Because most people don't live entirely in alignment with their values. And that's not a judgment—it's just reality. People value compassion, sustainability, and health. But they also value convenience, tradition, and sensory pleasure. These things don't always align. And when someone walks into the room who seems to have resolved that inner tension—who has chosen something—others begin to feel the friction of what they haven't chosen.
That friction shows up as defensiveness.
It's a form of psychological self-preservation. The mind doesn't like being reminded of contradictions. So it attacks the reminder instead.
It shows up in the tone. Someone mentions they're vegan and suddenly it's not a conversation about them, it's about everyone else. "I could never give up cheese." "But lions eat meat." "Plants scream when you cut them, you know." These aren't arguments—they're reflexes. A way of shielding the self from internal discomfort. It's easier to ridicule the outlier than to reconsider the norm.
It's almost funny when observed from a step back. The idea that a tofu scramble could make someone feel attacked. That a meatless plate becomes a moral mirror. But that's how fragile the sense of self can be when it's unconsciously stitched together with borrowed justifications.
Most people eat meat because they were raised to. Because it's normal. Because it's easy. And many of them also believe they are good, compassionate, conscious individuals. When those two truths rub against each other, it creates a quiet tension. A low hum of dissonance that people learn to live with. But when someone comes along who hasn't chosen that same alignment—who has adjusted their behavior to fit their values—it doesn't just stand out. It pokes the dissonance they've numbed themselves to.
And that hurts.
So they lash out, or make jokes, or explain themselves to no one in particular. Because if one person is making a choice, then maybe they're not. And that realization threatens the image they hold of themselves. It's not about food. It's about identity.
And that's where the real charge sits.
It's always easier to change the subject than to change yourself. That's why many people don't just sidestep the topic—they bury it under a mountain of humor, sarcasm, or smug detachment. It's not that they don't understand the logic. The logic is simple: eating plants is better for animals, for the planet, and often for the human body. But logic has never been the problem. It's the identity breach that unsettles people.
Humans like to think of themselves as autonomous, rational beings. But much of what people do—especially when it comes to food—is deeply social. Meals are ritual. Shared taste is belonging. To eat differently is to separate yourself from the tribe. And to even suggest that those choices are rooted in ethics, however gently, can sound like an accusation.
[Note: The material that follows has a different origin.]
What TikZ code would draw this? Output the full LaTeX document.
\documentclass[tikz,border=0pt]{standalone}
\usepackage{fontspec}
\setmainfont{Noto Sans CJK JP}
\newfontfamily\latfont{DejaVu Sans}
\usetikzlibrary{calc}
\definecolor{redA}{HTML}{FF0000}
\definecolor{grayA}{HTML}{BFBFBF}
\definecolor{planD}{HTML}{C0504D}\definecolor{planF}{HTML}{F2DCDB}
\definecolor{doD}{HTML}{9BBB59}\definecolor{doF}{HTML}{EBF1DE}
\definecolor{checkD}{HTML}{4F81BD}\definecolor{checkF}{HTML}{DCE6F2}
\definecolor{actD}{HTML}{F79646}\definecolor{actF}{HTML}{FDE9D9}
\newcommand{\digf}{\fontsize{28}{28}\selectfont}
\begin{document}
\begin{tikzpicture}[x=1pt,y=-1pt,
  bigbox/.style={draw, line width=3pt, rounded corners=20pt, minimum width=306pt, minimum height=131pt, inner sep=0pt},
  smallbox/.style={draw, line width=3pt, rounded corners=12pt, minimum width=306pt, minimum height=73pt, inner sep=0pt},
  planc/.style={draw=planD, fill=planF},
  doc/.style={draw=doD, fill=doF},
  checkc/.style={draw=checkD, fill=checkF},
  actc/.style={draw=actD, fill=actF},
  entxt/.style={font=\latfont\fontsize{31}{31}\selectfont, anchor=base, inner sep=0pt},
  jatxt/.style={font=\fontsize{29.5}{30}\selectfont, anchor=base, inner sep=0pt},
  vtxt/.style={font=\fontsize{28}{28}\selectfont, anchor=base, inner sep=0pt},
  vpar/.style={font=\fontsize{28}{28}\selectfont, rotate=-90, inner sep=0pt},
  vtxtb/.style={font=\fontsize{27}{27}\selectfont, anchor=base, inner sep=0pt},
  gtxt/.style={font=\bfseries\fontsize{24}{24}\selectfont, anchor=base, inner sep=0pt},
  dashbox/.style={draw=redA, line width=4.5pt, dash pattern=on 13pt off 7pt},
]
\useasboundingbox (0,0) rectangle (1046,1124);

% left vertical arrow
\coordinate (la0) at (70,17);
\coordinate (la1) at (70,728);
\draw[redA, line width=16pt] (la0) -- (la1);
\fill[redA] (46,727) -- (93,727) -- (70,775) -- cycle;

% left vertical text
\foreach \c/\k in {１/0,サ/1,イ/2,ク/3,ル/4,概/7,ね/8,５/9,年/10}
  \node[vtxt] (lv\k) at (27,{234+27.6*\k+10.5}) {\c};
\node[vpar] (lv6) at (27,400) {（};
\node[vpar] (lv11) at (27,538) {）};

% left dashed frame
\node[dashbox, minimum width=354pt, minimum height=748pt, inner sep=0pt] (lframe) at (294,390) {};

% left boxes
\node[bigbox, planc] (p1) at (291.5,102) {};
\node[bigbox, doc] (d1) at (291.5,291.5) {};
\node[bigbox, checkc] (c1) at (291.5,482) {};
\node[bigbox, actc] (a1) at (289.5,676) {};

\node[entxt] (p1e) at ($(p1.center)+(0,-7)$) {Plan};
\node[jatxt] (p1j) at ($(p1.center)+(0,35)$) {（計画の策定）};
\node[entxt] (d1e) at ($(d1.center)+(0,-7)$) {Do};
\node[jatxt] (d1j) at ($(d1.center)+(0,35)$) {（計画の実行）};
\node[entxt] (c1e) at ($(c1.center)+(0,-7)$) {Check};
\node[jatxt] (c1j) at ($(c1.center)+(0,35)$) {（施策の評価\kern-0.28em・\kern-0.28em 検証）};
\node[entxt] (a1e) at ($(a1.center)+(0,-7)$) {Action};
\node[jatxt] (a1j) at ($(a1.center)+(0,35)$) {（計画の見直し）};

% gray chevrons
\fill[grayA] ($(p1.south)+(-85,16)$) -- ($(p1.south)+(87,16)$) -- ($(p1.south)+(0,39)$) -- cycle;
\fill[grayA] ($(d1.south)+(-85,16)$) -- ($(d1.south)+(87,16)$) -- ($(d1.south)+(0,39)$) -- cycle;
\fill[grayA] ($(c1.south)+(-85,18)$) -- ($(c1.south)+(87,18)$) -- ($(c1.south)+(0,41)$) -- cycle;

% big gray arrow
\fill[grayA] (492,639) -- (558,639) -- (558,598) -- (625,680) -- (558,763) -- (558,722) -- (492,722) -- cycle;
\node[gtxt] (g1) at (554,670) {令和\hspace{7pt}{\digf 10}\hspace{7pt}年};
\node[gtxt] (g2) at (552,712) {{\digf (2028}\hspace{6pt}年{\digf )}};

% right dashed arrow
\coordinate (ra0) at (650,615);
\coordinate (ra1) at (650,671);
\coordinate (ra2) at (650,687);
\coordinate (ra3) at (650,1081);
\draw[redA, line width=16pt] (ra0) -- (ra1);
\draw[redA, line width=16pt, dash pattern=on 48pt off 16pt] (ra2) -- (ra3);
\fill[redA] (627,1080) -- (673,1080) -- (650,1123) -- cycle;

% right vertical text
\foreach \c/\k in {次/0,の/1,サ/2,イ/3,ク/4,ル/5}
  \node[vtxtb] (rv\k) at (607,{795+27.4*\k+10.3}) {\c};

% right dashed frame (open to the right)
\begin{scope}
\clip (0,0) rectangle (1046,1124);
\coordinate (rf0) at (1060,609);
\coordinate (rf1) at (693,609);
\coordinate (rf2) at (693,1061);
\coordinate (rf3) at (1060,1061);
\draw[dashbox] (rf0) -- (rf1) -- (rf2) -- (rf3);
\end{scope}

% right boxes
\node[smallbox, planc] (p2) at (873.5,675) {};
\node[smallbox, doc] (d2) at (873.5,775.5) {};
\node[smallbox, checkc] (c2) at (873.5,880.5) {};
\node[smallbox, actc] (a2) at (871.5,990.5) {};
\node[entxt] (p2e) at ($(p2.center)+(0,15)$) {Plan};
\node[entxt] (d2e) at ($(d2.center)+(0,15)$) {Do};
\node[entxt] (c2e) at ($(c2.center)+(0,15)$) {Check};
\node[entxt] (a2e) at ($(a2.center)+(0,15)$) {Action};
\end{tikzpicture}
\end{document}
So people rush to reassert their group loyalty. They make jokes to show they're still part of the pack. They poke fun not because they're cruel, but because they're scared of what disconnection would mean. In some sense, the person at the table who skips the steak isn't just declining a dish—they're unintentionally breaking the spell of collective denial. They become a disruption. A living reminder that there are other ways to live. And not everyone wants to be reminded.
There's something sacred about the role of the dissenter. But it's also profoundly lonely.
This is the emotional undertow most people don't see. When someone shifts their lifestyle for reasons of integrity—especially in ways that separate them from cultural norms—they don't just make a decision. They create distance. That distance can be liberating, but it can also invite resistance. Not just from strangers, but from people they love. They may find themselves fielding passive-aggressive comments from loved ones, navigating social friction at every shared meal, and shouldering the quiet weight of being the person who chose differently.